I have a Hello.g4
grammar file with a grammar definition:
definition : wordsWithPunctuation ;
words : (WORD)+ ;
wordsWithPunctuation : word ( word | punctuation word | word punctuation | '(' wordsWithPunctuation ')' | '"' wordsWithPunctuation '"' )* ;
NUMBER : [0-9]+ ;
word : WORD ;
WORD : [A-Za-z-]+ ;
punctuation : PUNCTUATION ;
PUNCTUATION : (','|'!'|'?'|'\''|':'|'.') ;
WS : [ \t\r\n]+ -> skip ; // skip spaces, tabs, newlines
Now, if I am trying to build a parse tree from the following input:
a b c d of at of abc bcd of
a b c d at abc, bcd
a b c d of at of abc, bcd of
it returns errors:
Hello::definition:1:31: extraneous input 'of' expecting {<EOF>, '(', '"', WORD, PUNCTUATION}
though the:
a b c d at: abc bcd!
works correct.
What is wrong with the grammar or input or interpreter?

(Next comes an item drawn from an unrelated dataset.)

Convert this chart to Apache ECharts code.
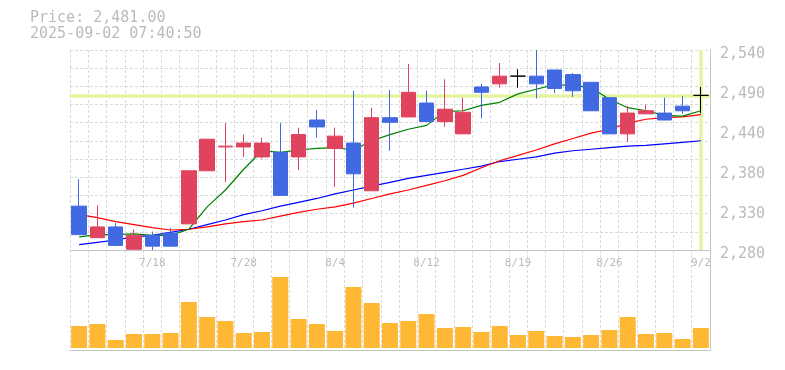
<!DOCTYPE html>
<html>
<head>
<meta charset="utf-8">
<script src="https://cdn.jsdelivr.net/npm/echarts@6/dist/echarts.min.js"></script>
<style>html,body{margin:0;padding:0;background:#fff}#c{width:785px;height:370px}</style>
</head>
<body>
<div id="c"></div>
<script>
const categories = ['7/14','7/15','7/16','7/17','7/18','7/22','7/23','7/24','7/25','7/28','7/29','7/30','7/31','8/1','8/4','8/5','8/6','8/7','8/8','8/12','8/13','8/14','8/15','8/18','8/19','8/20','8/21','8/22','8/25','8/26','8/27','8/28','8/29','9/1','9/2'];
const opens  = [2337,2296,2310,2281,2299,2302,2314,2383,2414,2414,2401,2407,2401,2449,2412,2419,2357,2452,2453,2471,2447,2431,2492,2496,2506,2506,2514,2508,2498,2478,2431,2457,2458,2467,2481];
const closes = [2300,2310,2286,2299,2285,2285,2383,2424,2415,2419,2419,2351,2430,2440,2428,2379,2452,2446,2485,2447,2463,2459,2485,2506,2506,2496,2490,2487,2461,2431,2458,2461,2449,2461,2481];
const lows   = [2300,2296,2286,2280,2280,2285,2314,2383,2368,2401,2399,2351,2384,2426,2362,2335,2357,2409,2453,2447,2440,2431,2451,2491,2491,2477,2484,2479,2461,2431,2420,2457,2449,2457,2458];
const highs  = [2372,2338,2315,2307,2304,2309,2383,2424,2445,2430,2426,2445,2439,2462,2439,2487,2465,2488,2522,2487,2502,2478,2496,2523,2515,2540,2514,2510,2498,2478,2467,2469,2478,2480,2492];
const ma5  = [2297,2300,2300,2301,2299,2299,2307,2336,2358,2385,2409,2407,2410,2412,2413,2410,2422,2430,2437,2442,2460,2461,2468,2472,2483,2489,2495,2494,2491,2476,2465,2461,2455,2454,2461];
const ma25 = [2326,2322,2317,2313,2309,2306,2307,2310,2314,2317,2319,2324,2329,2333,2336,2341,2347,2353,2358,2364,2370,2377,2387,2396,2403,2410,2418,2425,2432,2437,2445,2450,2452,2453,2456];
const ma75 = [2287,2290,2293,2297,2299,2303,2307,2313,2319,2326,2331,2337,2342,2347,2353,2358,2363,2368,2373,2377,2381,2385,2389,2395,2398,2401,2406,2409,2411,2413,2415,2416,2418,2420,2422];
const volumes = [220,240,80,140,140,150,460,310,270,150,160,710,290,240,170,610,450,250,270,340,200,210,160,220,130,170,120,110,130,180,310,140,150,90,200];
const yTicks = [2280,2540,52];
const lastPrice = 2481;

const RED = '#E0435E', BLUE = '#4169E1', GRIDC = '#dadada', AXISC = '#c4c4c4', TXT = '#bbbbbb';
const FONT = 'DejaVu Sans Mono';

const candleData = categories.map((c, i) => {
  const v = [opens[i], closes[i], lows[i], highs[i]];
  if (opens[i] === closes[i]) {
    return {value: v, itemStyle: {color: '#000', color0: '#000', borderColor: '#000', borderColor0: '#000', borderColorDoji: '#000'}};
  }
  return v;
});

const dashed = {show: true, interval: 0, lineStyle: {color: GRIDC, type: [3, 2], width: 1}};

const chart = echarts.init(document.getElementById('c'), null, {renderer: 'canvas'});
chart.setOption({
  animation: false,
  title: {
    text: 'Price: 2,481.00\n2025-09-02 07:40:50',
    left: 30, top: 10, padding: 0,
    textStyle: {fontFamily: FONT, fontSize: 15, fontWeight: 'normal', color: TXT, lineHeight: 16}
  },
  grid: [
    {left: 70, right: 75, top: 50, height: 200},
    {left: 70, right: 75, top: 250, height: 100}
  ],
  xAxis: [
    {type: 'category', data: categories, gridIndex: 0, boundaryGap: true,
     axisLine: {show: true, onZero: false, lineStyle: {color: AXISC}},
     axisTick: {show: false},
     axisLabel: {interval: (i) => i % 5 === 4, color: TXT, fontFamily: FONT, fontSize: 11, margin: 8},
     splitLine: dashed},
    {type: 'category', data: categories, gridIndex: 1, boundaryGap: true,
     axisLine: {show: true, onZero: false, lineStyle: {color: AXISC}},
     axisTick: {show: false}, axisLabel: {show: false},
     splitLine: dashed}
  ],
  yAxis: [
    {type: 'value', gridIndex: 0, position: 'right', min: yTicks[0], max: yTicks[1], interval: yTicks[2],
     axisLine: {show: true, lineStyle: {color: AXISC}}, axisTick: {show: false}, splitLine: {show: false},
     axisLabel: {margin: 10, color: TXT, fontFamily: FONT, fontSize: 15, verticalAlign: 'top', lineHeight: 9,
       formatter: (v) => (Math.round(v / 10) * 10).toLocaleString('en-US')}},
    {type: 'value', gridIndex: 0, position: 'left', min: 0, max: 11, interval: 1,
     axisLine: {show: false}, axisTick: {show: false}, axisLabel: {show: false},
     splitLine: {show: true, lineStyle: {color: GRIDC, type: [3, 2], width: 1}}},
    {type: 'value', gridIndex: 1, position: 'right', min: -20, max: 980,
     axisLine: {show: true, lineStyle: {color: AXISC}}, axisTick: {show: false},
     axisLabel: {show: false}, splitLine: {show: false}}
  ],
  series: [
    {type: 'line', name: 'MA75', xAxisIndex: 0, yAxisIndex: 0, data: ma75, symbol: 'none', z: 3,
     lineStyle: {color: '#0000ff', width: 1.2}, silent: true},
    {type: 'line', name: 'MA25', xAxisIndex: 0, yAxisIndex: 0, data: ma25, symbol: 'none', z: 3,
     lineStyle: {color: '#ff0000', width: 1.2}, silent: true},
    {type: 'line', name: 'MA5', xAxisIndex: 0, yAxisIndex: 0, data: ma5, symbol: 'none', z: 3,
     lineStyle: {color: '#008000', width: 1.2}, silent: true,
     markLine: {silent: true, symbol: ['none', 'none'], z: 2, label: {show: false},
       lineStyle: {color: '#e4f5a2', width: 3.5, type: 'solid'},
       emphasis: {disabled: true},
       data: [{yAxis: lastPrice}, {xAxis: categories.length - 1}]}},
    {type: 'candlestick', xAxisIndex: 0, yAxisIndex: 0, data: candleData, barWidth: 15, z: 10,
     itemStyle: {color: RED, color0: BLUE, borderColor: RED, borderColor0: BLUE, borderColorDoji: '#000', borderWidth: 1}},
    {type: 'bar', xAxisIndex: 1, yAxisIndex: 2, data: volumes, barWidth: 16,
     itemStyle: {color: '#FFB833'}, silent: true}
  ]
});
</script>
</body>
</html>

If I modify the wordsWithPunctuation
rule, by adding (... | 'of' | ',' word | ...)
then it matches the input completely, but it looks suspicious for me - how the word of
is different from the word a
or abc
? Or why the ,
is different from other punctuation
characters (i.e., why does it match the :
or !
, but not ,
?)?
Update1:
I am working with ANTLR4 plugin for Eclipse, so the project build happens with the following output:
ANTLR Tool v4.2.2 (/var/folders/.../antlr-4.2.2-complete.jar)
Hello.g4 -o /Users/.../eclipse_workspace/antlr_test_project/target/generated-sources/antlr4 -listener -no-visitor -encoding UTF-8
Update2:
the presented above grammar is just a partial from:
grammar Hello;
text : (entry)+ ;
entry : blub 'abrr' '-' ('1')? '.' ('(' NUMBER ')')? sims '-' '(' definitionAndExamples ')' 'Hello' 'all' 'the' 'people' 'of' 'the' 'world';
blub : WORD ;
sims : sim (',' sim)* ;
sim : words ;
definitionAndExamples : definitions (';' examples)? ;
definitions : definition (';' definition )* ;
definition : wordsWithPunctuation ;
examples : example (';' example )* ;
example : '"' wordsWithPunctuation '"' ;
words : (WORD)+ ;
wordsWithPunctuation : word ( word | punctuation word | word punctuation | '(' wordsWithPunctuation ')' | '"' wordsWithPunctuation '"' )* ;
NUMBER : [0-9]+ ;
word : WORD ;
WORD : [A-Za-z-]+ ;
punctuation : PUNCTUATION ;
PUNCTUATION : (','|'!'|'?'|'\''|':'|'.') ;
WS : [ \t\r\n]+ -> skip ; // skip spaces, tabs, newlines
It looks now for me, that the words from the entry
rule somehow breaking the other rules within the entry
rule. But why? Is it a kind an anti-pattern in the grammar?